In response to the increasing use of tablet-sized electronic devices by students across the country, and, in particular, nursing students, a volunteer group of faculty took iPad Minis with them to their clinical settings this semester. The thought was to raise awareness among faculty of what many students already know. What are the uses and possibilities for inadvertent abuse of tablets in general, or the iPad mini in particular, when it comes to the clinical setting? Early word has come back to the team that organized this pilot effort: Margaret Hill, Alan McKendree, Peter Hancock, Scott Hudson, and Gayle Timmerman.
Five of the initial thirteen users had positive results from use of the iPad Mini or, in a few cases, the slightly larger iPad. Other faculty have used Android-based devices this semester with equal success, while some will await their personal purchase of the Microsoft tablet known as the Surface. Information was recently shared at the first of what will become monthly user group meetings. Here are some results and some trends to watch.
All faculty mentioned the lightweight, lab-coat-pocket sized nature of the Mini as creating great usability in the clinical setting. Some ideas for ensuring security and for maintaining cleanliness in clinical situations were shared. It was noted that our three “super users” at the school, Scott Hudson and Meredith Granholm of the Skills and Simulations Lab, and Mandy Deen of the Learning Center, were able to assist faculty to begin use of the Mini devices and to ensure that security measures were followed.
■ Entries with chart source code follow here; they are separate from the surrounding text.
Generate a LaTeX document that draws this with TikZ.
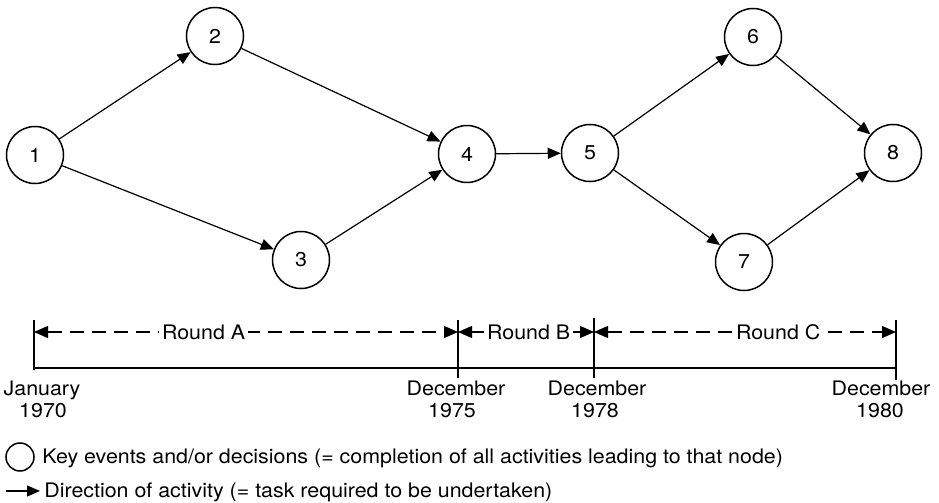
\documentclass[tikz,border=0pt]{standalone}
\usepackage{fontspec}
\setmainfont{TeX Gyre Heros}[FakeStretch=1.07]
\usetikzlibrary{arrows.meta}
\begin{document}
\begin{tikzpicture}[x=0.5pt,y=-0.5pt,
  every node/.append style={font=\fontsize{10}{12}\selectfont},
  event/.style={circle,draw,line width=0.75pt,minimum size=28.5pt,inner sep=0pt},
  activity/.style={line width=0.6pt,-{Triangle[length=6.5pt,width=5.5pt]}},
  tickline/.style={line width=0.6pt},
  span/.style={line width=0.6pt,{Triangle[length=7pt,width=6pt]}-{Triangle[length=7pt,width=6pt]}},
  spandash/.style={span,dash pattern=on 7pt off 4pt},
  spanlabel/.style={fill=white,inner sep=1.5pt},
  datelabel/.style={anchor=base,inner sep=0pt}
]
\fill[white] (0,0) rectangle (939,503);
\useasboundingbox (0,0) rectangle (939,503);

% events
\node[event] (n1) at (35,155) {1};
\node[event] (n2) at (215,36) {2};
\node[event] (n3) at (301,260) {3};
\node[event] (n4) at (467,154) {4};
\node[event] (n5) at (590,153) {5};
\node[event] (n6) at (753,37) {6};
\node[event] (n7) at (744,262) {7};
\node[event] (n8) at (893,153) {8};

% activities
\draw[activity] (n1) -- (n2);
\draw[activity] (n1) -- (n3);
\draw[activity] (n2) -- (n4);
\draw[activity] (n3) -- (n4);
\draw[activity] (n4) -- (n5);
\draw[activity] (n5) -- (n6);
\draw[activity] (n5) -- (n7);
\draw[activity] (n6) -- (n8);
\draw[activity] (n7) -- (n8);

% time scale
\coordinate (t0) at (34,320);  \coordinate (u0) at (34,370);
\coordinate (t1) at (458,320); \coordinate (u1) at (458,378);
\coordinate (t2) at (594,318); \coordinate (u2) at (594,378);
\coordinate (t3) at (896,320); \coordinate (u3) at (896,380);
\coordinate (b0) at (34,368);  \coordinate (b3) at (896,368);
\coordinate (s0) at (34,332);  \coordinate (s1) at (458,332);
\coordinate (s2) at (594,332); \coordinate (s3) at (896,332);

\draw[tickline] (t0) -- (u0);
\draw[tickline] (t1) -- (u1);
\draw[tickline] (t2) -- (u2);
\draw[tickline] (t3) -- (u3);
\draw[tickline] (b0) -- (b3);

\draw[spandash] (s0) -- node[spanlabel,pos=0.40] (ra) {Round A} (s1);
\draw[span] (s1) -- node[spanlabel,pos=0.52] (rb) {Round B} (s2);
\draw[spandash] (s2) -- node[spanlabel,pos=0.61] (rc) {Round C} (s3);

% dates
\node[datelabel] (d0a) at (42,395) {January};
\node[datelabel] (d0b) at (43,417) {1970};
\node[datelabel] (d1a) at (456,395) {December};
\node[datelabel] (d1b) at (452,417) {1975};
\node[datelabel] (d2a) at (597,395) {December};
\node[datelabel] (d2b) at (595,417) {1978};
\node[datelabel] (d3a) at (881,395) {December};
\node[datelabel] (d3b) at (880,417) {1980};

% key
\node[circle,draw,line width=0.75pt,minimum size=14pt,inner sep=0pt] (keyc) at (20,457) {};
\node[anchor=base west,inner sep=0pt] (keyt) at (42,463) {Key events and/or decisions (= completion of all activities leading to that node)};
\coordinate (ka) at (6,491);
\coordinate (kb) at (40,491);
\draw[activity] (ka) -- (kb);
\node[anchor=base west,inner sep=0pt] (keyd) at (44,497) {Direction of activity (= task required to be undertaken)};
\end{tikzpicture}
\end{document}
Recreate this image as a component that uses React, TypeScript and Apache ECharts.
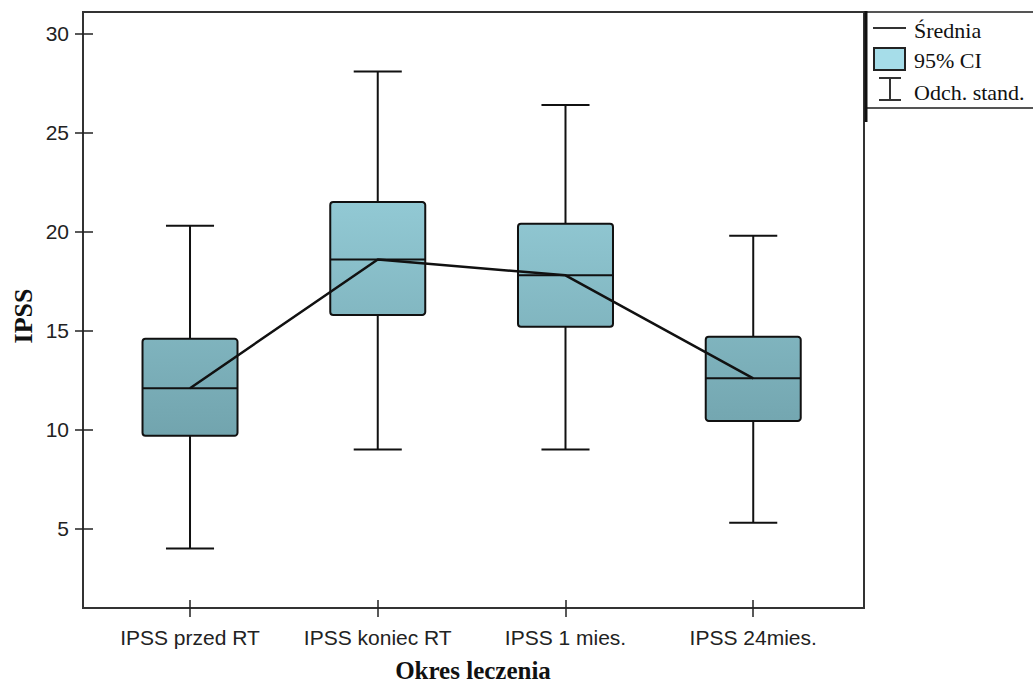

Margaret Hill maintains sufficient data to assist in case of a device that would need to be disabled because of loss or severe damage or the like. For those who want to venture into the land of the tablet, Scott, Meredith, and Mandy are here to assist during business hours throughout the year.
What’s new on the horizon? The school will be providing a few reserve books, such as the Dummies series, for tablet users. These can be checked out from the Learning Center beginning in the summer. There are also plans or pilot use of a very small, inexpensive, and lightweight portable pocket projector for use in post-conferences. Visualize what could be done when one projects a large map-sized photo of peripheral vascular circulation on the wall of a hospital conference room so that students might clearly visualize or, in another case, a chest film from a chapter in a textbook that would be describing COPD. Some of the products being considered are the Pico Projector and another product that will project up to 80-inch displays on the post-conference wall or any other convenient setting. One can see a need to pre-test uses to be sure that there would never be privacy issues or other disturbing outcomes from this new world of learning devices.
To finish this first Web Log (the formal name of a BLOG), here are names of some handy applications. The On Live desktop application that can be downloaded from the Apple on-line application store can provide a typical Microsoft/PC computer access screen from which those who are more used to the look of a Microsoft Windows type of screen can formulate Word documents, Power Point presentations, and access e-mails.
Next time, we’ll discuss the Sharkk and the ZIO keypad for use in typing with small handheld devices and the fabulous Photon browser from Apple. We’ll also have some of our in-house Android product users describe some of the differences so that our readers who are interested in buying the various products will be able to choose purchases that fit needs.